### WHAT THIS TASK INVOLVES
Go through the listing and set it down exactly, leaving out its pictures.

### SUPPLIED INFORMATION
╭──

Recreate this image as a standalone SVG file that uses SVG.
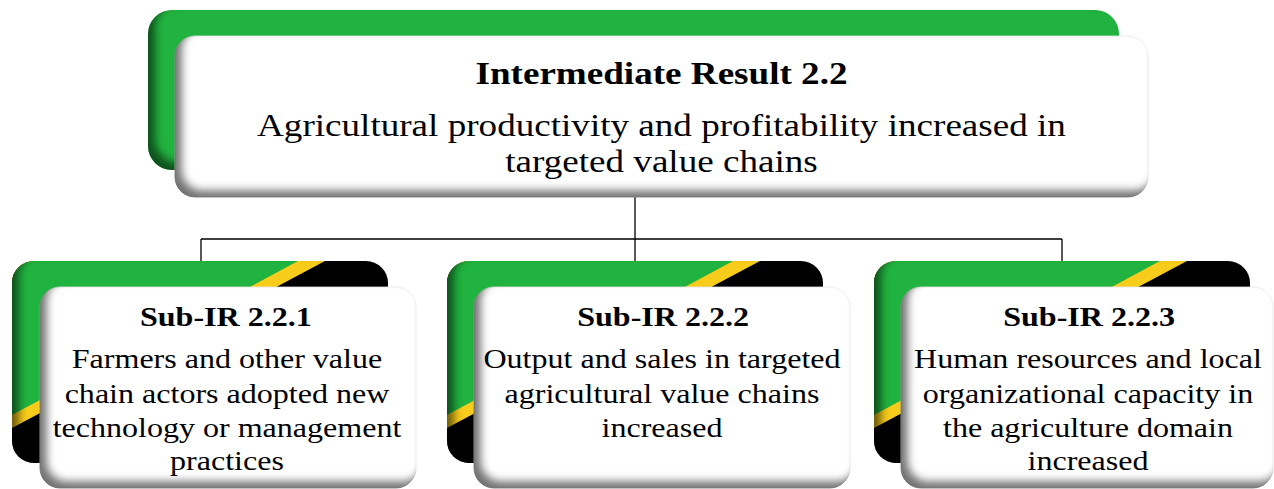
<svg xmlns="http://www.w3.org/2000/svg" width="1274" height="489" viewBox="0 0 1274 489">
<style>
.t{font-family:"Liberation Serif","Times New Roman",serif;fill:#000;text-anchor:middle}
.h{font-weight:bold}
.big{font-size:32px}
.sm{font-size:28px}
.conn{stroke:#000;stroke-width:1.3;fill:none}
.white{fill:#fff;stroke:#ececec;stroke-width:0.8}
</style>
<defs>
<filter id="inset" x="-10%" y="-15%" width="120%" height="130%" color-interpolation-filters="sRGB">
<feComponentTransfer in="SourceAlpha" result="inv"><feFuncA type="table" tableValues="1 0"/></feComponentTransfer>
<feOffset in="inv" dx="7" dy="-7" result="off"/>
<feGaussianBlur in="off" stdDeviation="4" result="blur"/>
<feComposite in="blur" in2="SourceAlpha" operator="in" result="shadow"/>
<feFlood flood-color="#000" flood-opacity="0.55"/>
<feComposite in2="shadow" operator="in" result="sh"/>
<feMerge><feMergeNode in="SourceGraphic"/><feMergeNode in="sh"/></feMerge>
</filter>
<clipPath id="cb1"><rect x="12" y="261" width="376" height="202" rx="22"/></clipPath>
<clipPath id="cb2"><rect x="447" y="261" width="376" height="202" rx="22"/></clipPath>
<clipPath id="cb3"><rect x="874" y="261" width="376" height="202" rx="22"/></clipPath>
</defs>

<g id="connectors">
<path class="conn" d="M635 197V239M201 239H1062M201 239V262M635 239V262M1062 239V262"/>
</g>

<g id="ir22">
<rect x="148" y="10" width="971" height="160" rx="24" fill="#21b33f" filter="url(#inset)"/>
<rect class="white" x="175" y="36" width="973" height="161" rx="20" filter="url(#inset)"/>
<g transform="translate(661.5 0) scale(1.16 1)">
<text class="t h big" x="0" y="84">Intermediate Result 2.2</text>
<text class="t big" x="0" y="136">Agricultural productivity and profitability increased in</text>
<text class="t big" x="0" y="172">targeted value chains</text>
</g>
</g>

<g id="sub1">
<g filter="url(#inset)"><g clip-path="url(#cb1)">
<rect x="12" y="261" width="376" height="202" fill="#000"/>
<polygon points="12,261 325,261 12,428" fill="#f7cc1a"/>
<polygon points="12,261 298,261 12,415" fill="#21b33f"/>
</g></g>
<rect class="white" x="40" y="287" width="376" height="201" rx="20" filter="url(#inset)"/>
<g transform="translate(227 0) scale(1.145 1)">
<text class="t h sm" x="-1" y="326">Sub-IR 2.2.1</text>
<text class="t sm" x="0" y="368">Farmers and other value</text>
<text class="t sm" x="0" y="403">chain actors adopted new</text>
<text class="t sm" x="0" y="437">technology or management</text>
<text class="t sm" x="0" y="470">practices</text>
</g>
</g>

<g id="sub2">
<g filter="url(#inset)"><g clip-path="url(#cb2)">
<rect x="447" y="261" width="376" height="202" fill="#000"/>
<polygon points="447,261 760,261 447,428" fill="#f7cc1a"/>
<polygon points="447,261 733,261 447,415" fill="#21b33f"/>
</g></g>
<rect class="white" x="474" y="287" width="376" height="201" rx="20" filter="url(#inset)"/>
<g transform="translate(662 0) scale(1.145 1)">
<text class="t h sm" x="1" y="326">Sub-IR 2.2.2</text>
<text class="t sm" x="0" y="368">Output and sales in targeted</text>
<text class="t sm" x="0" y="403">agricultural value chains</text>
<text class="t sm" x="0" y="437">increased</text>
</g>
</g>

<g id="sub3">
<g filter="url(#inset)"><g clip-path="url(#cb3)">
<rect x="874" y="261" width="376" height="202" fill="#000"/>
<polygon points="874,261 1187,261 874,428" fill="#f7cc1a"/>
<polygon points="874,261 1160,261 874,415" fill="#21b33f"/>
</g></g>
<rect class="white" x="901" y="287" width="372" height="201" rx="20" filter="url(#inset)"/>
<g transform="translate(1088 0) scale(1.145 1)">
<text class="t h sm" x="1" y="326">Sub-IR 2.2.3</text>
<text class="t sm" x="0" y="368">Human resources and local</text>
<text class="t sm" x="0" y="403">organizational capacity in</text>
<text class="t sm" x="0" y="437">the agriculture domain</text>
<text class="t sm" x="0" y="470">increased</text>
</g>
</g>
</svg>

╰──

### ANSWER TO THE TASK
Recreate this image as a standalone SVG file that uses SVG.
<svg xmlns="http://www.w3.org/2000/svg" width="1274" height="489" viewBox="0 0 1274 489">
<style>
.t{font-family:"Liberation Serif","Times New Roman",serif;fill:#000;text-anchor:middle}
.h{font-weight:bold}
.big{font-size:32px}
.sm{font-size:28px}
.conn{stroke:#000;stroke-width:1.3;fill:none}
.white{fill:#fff;stroke:#ececec;stroke-width:0.8}
</style>
<defs>
<filter id="inset" x="-10%" y="-15%" width="120%" height="130%" color-interpolation-filters="sRGB">
<feComponentTransfer in="SourceAlpha" result="inv"><feFuncA type="table" tableValues="1 0"/></feComponentTransfer>
<feOffset in="inv" dx="7" dy="-7" result="off"/>
<feGaussianBlur in="off" stdDeviation="4" result="blur"/>
<feComposite in="blur" in2="SourceAlpha" operator="in" result="shadow"/>
<feFlood flood-color="#000" flood-opacity="0.55"/>
<feComposite in2="shadow" operator="in" result="sh"/>
<feMerge><feMergeNode in="SourceGraphic"/><feMergeNode in="sh"/></feMerge>
</filter>
<clipPath id="cb1"><rect x="12" y="261" width="376" height="202" rx="22"/></clipPath>
<clipPath id="cb2"><rect x="447" y="261" width="376" height="202" rx="22"/></clipPath>
<clipPath id="cb3"><rect x="874" y="261" width="376" height="202" rx="22"/></clipPath>
</defs>

<g id="connectors">
<path class="conn" d="M635 197V239M201 239H1062M201 239V262M635 239V262M1062 239V262"/>
</g>

<g id="ir22">
<rect x="148" y="10" width="971" height="160" rx="24" fill="#21b33f" filter="url(#inset)"/>
<rect class="white" x="175" y="36" width="973" height="161" rx="20" filter="url(#inset)"/>
<g transform="translate(661.5 0) scale(1.16 1)">
<text class="t h big" x="0" y="84">Intermediate Result 2.2</text>
<text class="t big" x="0" y="136">Agricultural productivity and profitability increased in</text>
<text class="t big" x="0" y="172">targeted value chains</text>
</g>
</g>

<g id="sub1">
<g filter="url(#inset)"><g clip-path="url(#cb1)">
<rect x="12" y="261" width="376" height="202" fill="#000"/>
<polygon points="12,261 325,261 12,428" fill="#f7cc1a"/>
<polygon points="12,261 298,261 12,415" fill="#21b33f"/>
</g></g>
<rect class="white" x="40" y="287" width="376" height="201" rx="20" filter="url(#inset)"/>
<g transform="translate(227 0) scale(1.145 1)">
<text class="t h sm" x="-1" y="326">Sub-IR 2.2.1</text>
<text class="t sm" x="0" y="368">Farmers and other value</text>
<text class="t sm" x="0" y="403">chain actors adopted new</text>
<text class="t sm" x="0" y="437">technology or management</text>
<text class="t sm" x="0" y="470">practices</text>
</g>
</g>

<g id="sub2">
<g filter="url(#inset)"><g clip-path="url(#cb2)">
<rect x="447" y="261" width="376" height="202" fill="#000"/>
<polygon points="447,261 760,261 447,428" fill="#f7cc1a"/>
<polygon points="447,261 733,261 447,415" fill="#21b33f"/>
</g></g>
<rect class="white" x="474" y="287" width="376" height="201" rx="20" filter="url(#inset)"/>
<g transform="translate(662 0) scale(1.145 1)">
<text class="t h sm" x="1" y="326">Sub-IR 2.2.2</text>
<text class="t sm" x="0" y="368">Output and sales in targeted</text>
<text class="t sm" x="0" y="403">agricultural value chains</text>
<text class="t sm" x="0" y="437">increased</text>
</g>
</g>

<g id="sub3">
<g filter="url(#inset)"><g clip-path="url(#cb3)">
<rect x="874" y="261" width="376" height="202" fill="#000"/>
<polygon points="874,261 1187,261 874,428" fill="#f7cc1a"/>
<polygon points="874,261 1160,261 874,415" fill="#21b33f"/>
</g></g>
<rect class="white" x="901" y="287" width="372" height="201" rx="20" filter="url(#inset)"/>
<g transform="translate(1088 0) scale(1.145 1)">
<text class="t h sm" x="1" y="326">Sub-IR 2.2.3</text>
<text class="t sm" x="0" y="368">Human resources and local</text>
<text class="t sm" x="0" y="403">organizational capacity in</text>
<text class="t sm" x="0" y="437">the agriculture domain</text>
<text class="t sm" x="0" y="470">increased</text>
</g>
</g>
</svg>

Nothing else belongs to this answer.